Devrim Görünümlü Darbe ve ABD´nin Tercihleri: Mısır´ı Doğru Okumak

Mısır Cumhurbaşkanı Hüsnü Mübarek’in 18 gün süren protesto eylemleri sonrasında istifa etmesinin ardından ülkenin geleceğine ilişkin soru işaretlerine yanıt aranmaya başlandı.
Mısır’ın yönetimini ele alan silahlı kuvvetler, kısa süre içinde genel seçimi işaret ediyor olsa da, ülke gerek demokratik bir yönetim gerek ekonomik ve sosyal reformlar bağlamında ciddi belirsizliklerle karşı karşıya kalacak gibi görünüyor.
Mısır’ın yakın geleceğine ilişkin siyasi denklemin en önemli belirleyicisi durumundaki İhvan-ı Müslümin (Müslüman Kardeşler Örgütü) ülkenin siyasal sisteminde etkinliğini arttırma, hatta siyasal sistemi yönlendiren en önemli güç olma fırsatını yakalamış oldu.
Mısır’daki gelişmeleri sadece 34 yıl ülkenin yönetimini elinde tutmuş bir diktatörün devrilmesi olarak değerlendirmemek gerek.
Görünen o ki, Mübarek’in boşalttığı siyasal zemin, kısa süre sonra küresel güçler açısından önemli bir cazibe merkezi olacak.
Bu noktada, -ABD’nin, ülkede yönetimi ele almış olan Mısır ordusu ile yakın ilişkisi dikkate alındığında- Washington yönetiminin tercihleri doğrultusunda yapılandırılacak yeni yönetimde kimlerin hangi ağırlıkta temsil edileceği en önemli soru olarak ortaya çıkmış durumda.

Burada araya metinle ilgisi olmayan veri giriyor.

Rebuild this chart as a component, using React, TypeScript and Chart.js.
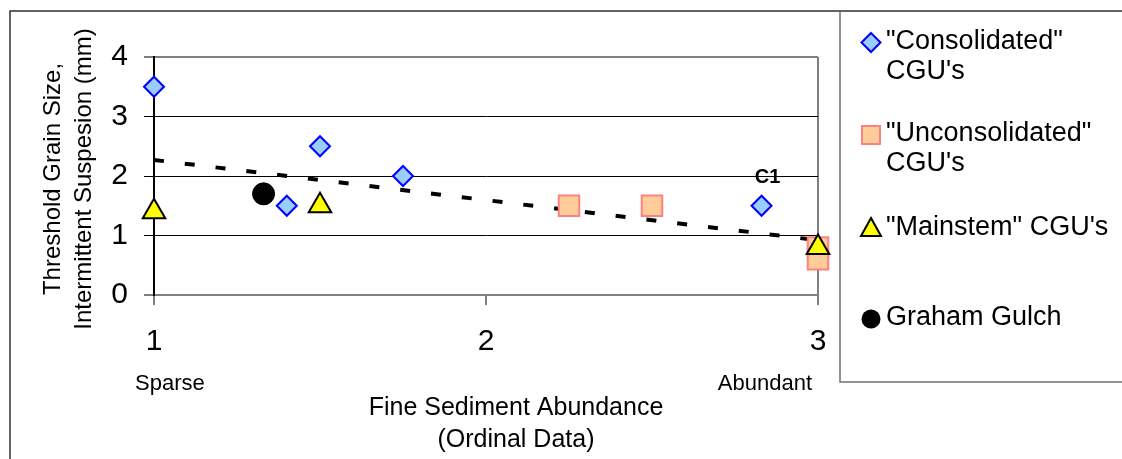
import React, { useEffect, useRef } from 'react';
import { Chart, registerables } from 'chart.js';

Chart.register(...registerables);

// ---- data ----
const consolidatedX = [1, 1.4, 1.5, 1.75, 2.83];
const consolidatedY = [3.5, 1.5, 2.5, 2.0, 1.5];
const unconsolidatedX = [2.25, 2.5, 3, 3];
const unconsolidatedY = [1.5, 1.5, 0.8, 0.6];
const mainstemX = [1, 1.5, 3];
const mainstemY = [1.4, 1.5, 0.8];
const grahamX = [1.33];
const grahamY = [1.7];
const trendX = [1, 3];
const trendY = [2.27, 0.92];

const legendLines = [
  ['"Consolidated"', "CGU's"],
  ['"Unconsolidated"', "CGU's"],
  ['"Mainstem" CGU\'s'],
  ['Graham Gulch'],
];
const xTickValues = [1, 2, 3];
const yTickValues = [0, 1, 2, 3, 4];
const ordinalLabels = ['Sparse', 'Abundant'];
const xTitle = ['Fine Sediment Abundance', '(Ordinal Data)'];
const yTitle = ['Threshold Grain Size,', 'Intermittent Suspesion (mm)'];
const annotationLabel = 'C1';
const annotationIndex = 4;

const FONT = '"Liberation Sans", Arial, Helvetica, sans-serif';

const toPts = (xs: number[], ys: number[]) => xs.map((x, i) => ({ x, y: ys[i] }));

const decorPlugin = {
  id: 'decor',
  beforeDraw(chart: any) {
    const ctx = chart.ctx;
    ctx.save();
    ctx.fillStyle = '#ffffff';
    ctx.fillRect(0, 0, chart.width, chart.height);
    ctx.restore();
  },
  afterDraw(chart: any) {
    const ctx: CanvasRenderingContext2D = chart.ctx;
    const xs = chart.scales.x;
    ctx.save();

    // outer frame
    ctx.strokeStyle = '#303030';
    ctx.lineWidth = 1.5;
    ctx.beginPath();
    ctx.moveTo(10, 459);
    ctx.lineTo(10, 11);
    ctx.lineTo(1122, 11);
    ctx.stroke();

    // legend box
    ctx.strokeStyle = '#707070';
    ctx.beginPath();
    ctx.moveTo(840, 11);
    ctx.lineTo(840, 382);
    ctx.lineTo(1122, 382);
    ctx.stroke();

    // legend entries
    const mx = 871;
    const tx = 886;
    ctx.font = `27px ${FONT}`;
    ctx.fillStyle = '#000';
    ctx.textAlign = 'left';
    ctx.textBaseline = 'middle';
    const rows = [
      { my: 42.5, ys: [42, 72] },
      { my: 135, ys: [134, 164] },
      { my: 228, ys: [228] },
      { my: 319, ys: [318] },
    ];
    rows.forEach((r, i) => {
      legendLines[i].forEach((t, j) => ctx.fillText(t, tx, r.ys[j]));
    });
    // diamond
    ctx.beginPath();
    ctx.moveTo(mx, rows[0].my - 9.5);
    ctx.lineTo(mx + 9.5, rows[0].my);
    ctx.lineTo(mx, rows[0].my + 9.5);
    ctx.lineTo(mx - 9.5, rows[0].my);
    ctx.closePath();
    ctx.fillStyle = '#99CCFF';
    ctx.fill();
    ctx.strokeStyle = '#0000FF';
    ctx.lineWidth = 2;
    ctx.stroke();
    // square
    ctx.beginPath();
    ctx.rect(mx - 9, rows[1].my - 9, 18, 18);
    ctx.fillStyle = '#FFCC99';
    ctx.fill();
    ctx.strokeStyle = '#FF8080';
    ctx.stroke();
    // triangle
    ctx.beginPath();
    ctx.moveTo(mx, rows[2].my - 10);
    ctx.lineTo(mx + 10, rows[2].my + 8);
    ctx.lineTo(mx - 10, rows[2].my + 8);
    ctx.closePath();
    ctx.fillStyle = '#FFFF00';
    ctx.fill();
    ctx.strokeStyle = '#000';
    ctx.stroke();
    // circle
    ctx.beginPath();
    ctx.arc(mx, rows[3].my, 9.5, 0, Math.PI * 2);
    ctx.fillStyle = '#000';
    ctx.fill();

    // ordinal labels
    ctx.fillStyle = '#000';
    ctx.font = `22px ${FONT}`;
    ctx.textBaseline = 'middle';
    ctx.textAlign = 'left';
    ctx.fillText(ordinalLabels[0], xs.getPixelForValue(xTickValues[0]) - 19, 384);
    ctx.textAlign = 'right';
    ctx.fillText(ordinalLabels[1], xs.getPixelForValue(xTickValues[2]) - 6, 384);

    // x title
    ctx.font = `25px ${FONT}`;
    ctx.textAlign = 'center';
    ctx.fillText(xTitle[0], 516, 408);
    ctx.fillText(xTitle[1], 516, 440);

    // y title
    ctx.save();
    ctx.translate(53, 179);
    ctx.rotate(-Math.PI / 2);
    ctx.font = `24px ${FONT}`;
    ctx.textAlign = 'center';
    ctx.textBaseline = 'middle';
    ctx.fillText(yTitle[0], 0, 0);
    ctx.fillText(yTitle[1], 0, 31);
    ctx.restore();

    // C1 annotation
    const meta = chart.getDatasetMeta(1);
    const pt = meta.data[annotationIndex];
    if (pt) {
      ctx.font = `bold 20px ${FONT}`;
      ctx.textAlign = 'center';
      ctx.textBaseline = 'middle';
      ctx.fillStyle = '#000';
      ctx.fillText(annotationLabel, pt.x + 6, pt.y - 28);
    }
    ctx.restore();
  },
};

export default function App() {
  const ref = useRef<HTMLCanvasElement>(null);
  useEffect(() => {
    const canvas = ref.current;
    if (!canvas) return;
    const chart = new Chart(canvas, {
      type: 'scatter',
      data: {
        datasets: [
          {
            label: 'Trend',
            data: toPts(trendX, trendY),
            showLine: true,
            borderColor: '#000',
            borderWidth: 4,
            borderDash: [10, 21],
            borderCapStyle: 'butt',
            pointRadius: 0,
            pointHoverRadius: 0,
            fill: false,
            order: 10,
            clip: false,
          } as any,
          {
            label: 'Consolidated',
            data: toPts(consolidatedX, consolidatedY),
            pointStyle: 'rectRot',
            pointRadius: 10,
            pointHoverRadius: 10,
            backgroundColor: '#99CCFF',
            borderColor: '#0000FF',
            borderWidth: 2,
            order: 3,
            clip: false,
          },
          {
            label: 'Unconsolidated',
            data: toPts(unconsolidatedX, unconsolidatedY),
            pointStyle: 'rect',
            pointRadius: 14.5,
            pointHoverRadius: 14.5,
            backgroundColor: '#FFCC99',
            borderColor: '#FF8080',
            borderWidth: 2,
            order: 4,
            clip: false,
          },
          {
            label: 'Mainstem',
            data: toPts(mainstemX, mainstemY),
            pointStyle: 'triangle',
            pointRadius: 13,
            pointHoverRadius: 13,
            backgroundColor: '#FFFF00',
            borderColor: '#000',
            borderWidth: 2,
            order: 2,
            clip: false,
          },
          {
            label: 'Graham Gulch',
            data: toPts(grahamX, grahamY),
            pointStyle: 'circle',
            pointRadius: 11,
            pointHoverRadius: 11,
            backgroundColor: '#000',
            borderColor: '#000',
            borderWidth: 1,
            order: 1,
            clip: false,
          },
        ],
      },
      options: {
        responsive: false,
        animation: false,
        devicePixelRatio: 1,
        layout: { padding: { left: 0, top: 57, right: 304, bottom: 0 } },
        plugins: { legend: { display: false }, tooltip: { enabled: false } },
        events: [],
        scales: {
          x: {
            type: 'linear',
            min: 1,
            max: 3,
            afterFit: (s: any) => { s.height = 164; },
            afterBuildTicks: (s: any) => { s.ticks = xTickValues.map((v) => ({ value: v })); },
            ticks: { padding: 19, color: '#000', font: { family: FONT, size: 30 }, maxRotation: 0, autoSkip: false },
            grid: {
              color: (c: any) => (c.tick && c.tick.value === 3 ? '#808080' : 'rgba(0,0,0,0)'),
              lineWidth: 2,
              tickColor: '#000',
              tickWidth: 1,
              tickLength: 10,
              drawTicks: true,
            },
            border: { display: true, color: '#808080', width: 2 },
          },
          y: {
            type: 'linear',
            min: 0,
            max: 4,
            afterFit: (s: any) => { s.width = 154; },
            afterBuildTicks: (s: any) => { s.ticks = yTickValues.map((v) => ({ value: v })); },
            ticks: { padding: 16, color: '#000', font: { family: FONT, size: 30 } },
            grid: {
              color: (c: any) => (c.tick && (c.tick.value === 0 || c.tick.value === 4) ? '#808080' : '#000'),
              lineWidth: (c: any) => (c.tick && (c.tick.value === 0 || c.tick.value === 4) ? 2 : 1),
              tickColor: '#000',
              tickWidth: 1,
              tickLength: 10,
              drawTicks: true,
            },
            border: { display: true, color: '#000', width: 2 },
          },
        },
      },
      plugins: [decorPlugin],
    } as any);
    return () => chart.destroy();
  }, []);
  return (
    <div style={{ position: 'absolute', left: 0, top: 0, width: 1122, height: 459 }}>
      <canvas ref={ref} width={1122} height={459} style={{ width: 1122, height: 459, display: 'block' }} />
    </div>
  );
}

Ankara’da yapılan değerlendirmeler farklı faklı. Ancak üzerinde görüş birliği sağlanan tek nokta, bundan sonraki süreçte İhvan-ı Müslümin’in gerek bölgesel gerekse küresel açıdan çok daha fazla görünür olacağı yönünde.
Mısır’da Mübarek sonrası kurulacak yönetimde İhvan-ı Müslümin -öyle veya böyle- yer alacak, etkinlik sağlayacak. İhvan-ı Müslümin başta Washington yönetimi olmak üzere hemen hemen bütün Batı başkentlerinde meşrulaştırılsa da ülke içindeki dengeler, sistemin bugünden yarına örgütün eline geçmeyeceğini gösteriyor.

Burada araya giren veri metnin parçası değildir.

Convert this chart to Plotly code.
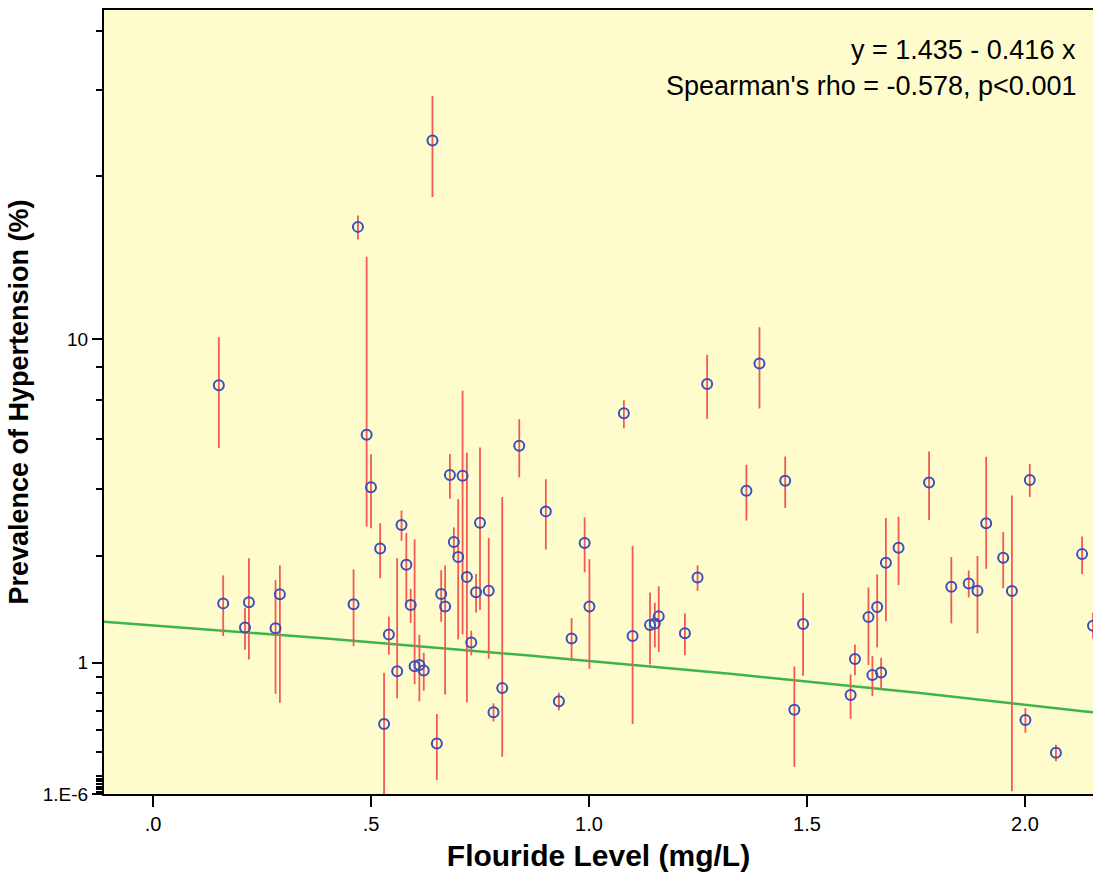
import numpy as np
import plotly.graph_objects as go

# ---- data ----
fluoride = [0.151, 0.161, 0.211, 0.220, 0.281, 0.291, 0.470, 0.490, 0.500, 0.521,
            0.460, 0.541, 0.560, 0.530, 0.570, 0.581, 0.591, 0.600, 0.611, 0.621,
            0.651, 0.641, 0.661, 0.670, 0.681, 0.690, 0.700, 0.710, 0.720, 0.730,
            0.741, 0.750, 0.770, 0.781, 0.801, 0.840, 0.901, 0.931, 0.960, 0.990,
            1.001, 1.080, 1.100, 1.140, 1.151, 1.160, 1.220, 1.249, 1.271, 1.361,
            1.391, 1.450, 1.471, 1.491, 1.600, 1.610, 1.641, 1.650, 1.661, 1.670,
            1.681, 1.710, 1.780, 1.831, 1.871, 1.891, 1.911, 1.950, 1.970, 2.011,
            2.001, 2.071, 2.131, 2.156]

prevalence = [7.64, 1.733, 1.408, 1.748, 1.396, 1.866, 18.91, 5.65, 4.04, 2.65,
              1.722, 1.32, 0.911, 0.447, 3.13, 2.35, 1.709, 0.961, 0.974, 0.919,
              0.305, 30.4, 1.871, 1.69, 4.38, 2.78, 2.49, 4.36, 2.14, 1.224,
              1.90, 3.18, 1.92, 0.54, 0.748, 5.28, 3.44, 0.632, 1.272, 2.76,
              1.69, 6.45, 1.30, 1.438, 1.459, 1.552, 1.336, 2.134, 7.69, 3.95,
              8.69, 4.22, 0.559, 1.45, 0.685, 1.037, 1.542, 0.872, 1.680, 0.899,
              2.386, 2.664, 4.17, 1.982, 2.036, 1.92, 3.17, 2.476, 1.916, 4.24,
              0.477, 0.243, 2.544, 1.43]

ci_upper = [10.13, 2.168, 1.670, 2.466, 2.09, 2.34, 20.15, 16.01, 5.00, 3.17,
            2.27, 1.55, 2.47, 0.896, 3.46, 2.96, 1.95, 2.83, 1.316, 1.106,
            0.524, 38.7, 2.256, 2.34, 5.01, 3.08, 3.74, 7.39, 5.05, 1.366,
            2.19, 5.22, 2.86, 0.613, 3.79, 6.22, 4.26, 0.706, 1.528, 3.30,
            2.45, 6.98, 2.70, 1.896, 1.742, 1.99, 1.592, 2.34, 9.14, 4.68,
            10.73, 4.93, 0.96, 1.886, 0.879, 1.201, 1.972, 1.070, 2.184, 1.051,
            3.286, 3.316, 5.09, 2.49, 2.252, 2.51, 4.92, 2.98, 3.83, 4.70,
            0.573, 0.296, 2.89, 1.6]

ci_lower = [5.20, 1.300, 1.140, 1.034, 0.696, 0.618, 17.63, 3.10, 3.06, 2.12,
            1.18, 1.084, 0.656, 0.0, 2.80, 1.716, 1.464, 0.784, 0.63, 0.724,
            0.077, 22.3, 1.48, 0.69, 3.75, 2.49, 1.26, 1.32, 0.622, 1.078,
            1.606, 1.638, 1.04, 0.466, 0.217, 4.31, 2.63, 0.556, 1.016, 2.22,
            0.936, 5.88, 0.448, 0.981, 1.166, 1.117, 1.078, 1.92, 6.23, 3.23,
            6.64, 3.52, 0.154, 0.866, 0.487, 0.870, 0.974, 0.678, 1.166, 0.742,
            1.486, 2.01, 3.24, 1.459, 1.82, 1.333, 2.28, 1.962, 0.015, 3.79,
            0.381, 0.188, 2.19, 1.27]

fit_intercept = 1.435
fit_slope = -0.416

x_tick_vals = [0.0, 0.5, 1.0, 1.5, 2.0]
x_tick_text = [".0", ".5", "1.0", "1.5", "2.0"]
y_tick_vals = [1e-6, 1, 10]
y_tick_text = ["1.E-6", "1", "10"]
y_minor_vals = [0.001, 0.0025, 0.004, 0.0055, 0.007, 0.0085,
                0.01, 0.025, 0.04, 0.055, 0.07, 0.085,
                0.1, 0.25, 0.4, 0.55, 0.7, 0.85,
                2.5, 4, 5.5, 7, 8.5, 25, 40, 55]
x_min, x_max = -0.1124, 2.156
y_max = 61.5

# "safe log" scale: log10(value + 1)
def sl(v):
    return np.asarray(v, dtype=float) + 1.0

prev = np.array(prevalence)
up = np.array(ci_upper)
lo = np.array(ci_lower)

fit_x = np.linspace(x_min, x_max, 80)
fit_y = fit_intercept + fit_slope * fit_x

FONT = "Liberation Sans, Arial, sans-serif"

fig = go.Figure()
fig.add_trace(go.Scatter(
    x=fit_x, y=sl(fit_y), mode="lines",
    line=dict(color="#3DB54A", width=2.5), hoverinfo="skip", showlegend=False))
fig.add_trace(go.Scatter(
    x=fluoride, y=sl(prev), mode="markers",
    marker=dict(symbol="circle-open", size=10, color="#3B4FB8", line=dict(width=2, color="#3B4FB8")),
    error_y=dict(type="data", symmetric=False, array=(up - prev), arrayminus=(prev - lo),
                 color="#F25A52", thickness=1.8, width=0),
    showlegend=False))

fig.add_annotation(x=0.985, y=0.949, xref="paper", yref="paper", xanchor="right", yanchor="middle",
                   text="y = 1.435 - 0.416 x", showarrow=False, font=dict(family=FONT, size=27, color="black"))
fig.add_annotation(x=0.985, y=0.903, xref="paper", yref="paper", xanchor="right", yanchor="middle",
                   text="Spearman's rho = -0.578, p<0.001", showarrow=False, font=dict(family=FONT, size=27, color="black"))

fig.update_layout(
    width=1093, height=880,
    margin=dict(l=104, r=0, t=10, b=86),
    paper_bgcolor="white", plot_bgcolor="#FEFCCD",
    font=dict(family=FONT, color="black"),
    xaxis=dict(range=[x_min, x_max], tickmode="array", tickvals=x_tick_vals, ticktext=x_tick_text,
               ticks="outside", ticklen=11, tickwidth=2, tickcolor="black",
               showline=True, linewidth=2, linecolor="black", mirror=True,
               showgrid=False, zeroline=False, tickfont=dict(size=20),
               title=dict(text="<b>Flouride Level (mg/L)</b>", font=dict(size=30), standoff=11)),
    yaxis=dict(type="log", range=[np.log10(1 + 1e-6), np.log10(y_max + 1)],
               tickmode="array", tickvals=sl(y_tick_vals), ticktext=y_tick_text,
               ticks="outside", ticklen=10, tickwidth=2, tickcolor="black",
               minor=dict(tickmode="array", tickvals=sl(y_minor_vals), ticks="outside",
                          ticklen=6, tickwidth=2, tickcolor="black", showgrid=False),
               showline=True, linewidth=2, linecolor="black", mirror=False,
               showgrid=False, zeroline=False, tickfont=dict(size=19),
               title=dict(text="<b>Prevalence of Hypertension (%)</b>", font=dict(size=27), standoff=6)),
)

fig.write_html("out.html", config={"displayModeBar": False},
               post_script="document.body.style.margin='0';document.body.style.overflow='hidden';")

Örgüt kamuoyunda tek bir yapı gibi algılanıyor olsa da aslında üç önemli katmandan oluşuyor. Örgütün en muhafazakâr olan kesimi, Mısır halkı üzerinde ekonomik, sosyal ve dinsel açıdan önemli bir etkiye sahip. Mısır’da sosyal devleti ikame eden hastaneleri, aşevlerini, okulları ve kreşleri elinde tutan da örgütün bu kanadı.
Örgütün bu kanadının şimdilik geri planda durduğu, bu şekilde el değiştiren bir yönetimde yer almaya mesafeli baktığı, iktidarı ordu ya da bir başka siyasal güç ile paylaşmak istemediği biliniyor. İktidar için pazarlık yapma noktasında olanlar ise örgütün diğer iki katmanı. Bunlar «neo-ihvancı” olarak tanımlanıyor.
Yapılacak ilk demokratik seçimde, örgüt içindeki en muhafazakâr kesimin vereceği destekle neo-ihvancıların etkinlik sağlayacağına, kısa bir süre sonra da yine bu muhafazakâr kesimin baskısıyla Mısır toplumunun ‘tamamen İslami bir anlayış’ içine sokulması için toplumsal dönüşüme hız verileceğine kesin gözüyle bakılıyor. Çünkü toplumu dönüştürmeye yarayacak bütün sosyal araçlar örgütün muhafazakâr kesiminin elinde bulunuyor. Toplumsal dönüşümün tamamlanması, dinselleşmenin geri dönmeyecek şekilde Mısır toplumuna benimsetilmesinin ardından da İhvan-ı Müslümin’in muhafazakâr kanadının yönetimi tek başına ele alması söz konusu olacak.
Bu da Ortadoğu’da İran gibi Şii temelli bir İslam Cumhuriyeti sonrasında Sünni temelli ikinci bir İslam Cumhuriyeti’nin dünya sahnesinde yer almasını beraberinde getirecek.